About 10 years ago Hybrid Air of Cranfield, England, built its first blimp, which unlike a zeppelin, doesn’t have an internal frame. It was to be used for advertising and documentary filming. The company sold its second airship, with a 5-ton cargo capacity, to the U.S. Army for surveillance in Afghanistan though the army is returning it in December because of budget constraints.
Petropavlovsk’s Hambro said he would consider ordering one in the future for his business in Russia’s far east. Hybrid Air has developed and tested its non-rigid craft capable of performing in storm winds and conditions typical of Siberia and the Canadian tundra, spokesman Chris Daniels said. Those are the most likely regions where a lighter-than-air vehicle might get used.
To be sure, both Hybrid Air and Worldwide Aeros need to pass flight tests to get authority to fly their airships. Hybrid Air is expecting to get its certification within two to three years, Daniels said.
Hybrid Air is in talks with two companies that supply transport services to mining companies in Canada and expects to sign orders in the next couple of months for delivery as early as 2016, Daniels said. The airship will contain a rigid structure underneath the inflated canopy to carry 48 passengers and the cargo, he said.

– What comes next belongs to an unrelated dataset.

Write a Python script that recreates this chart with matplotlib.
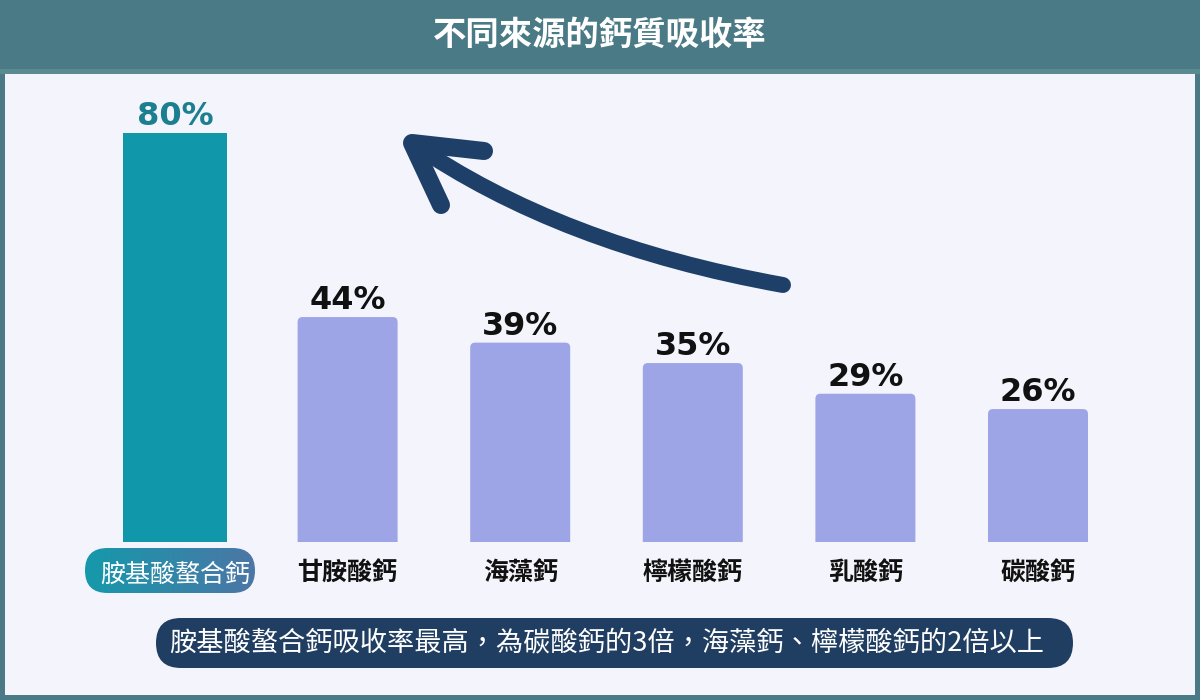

For investors, the option of an explorer like Amur using an airship rather than raising funds to pay for a road before starting production is attractive, said John Meyer, an analyst at SP Angel Corporate Finance LLP in London.
“Amur’s project has a huge value, but the upfront funding and the fact it’s in Russia means that it’s difficult to finance,” Meyer said. “The ability to use an airship will completely transform the value of the company. They can start producing before spending all that extra money.” Amur, based in the British Virgin Islands, is named after the region of Siberia where it explores for nickel and copper.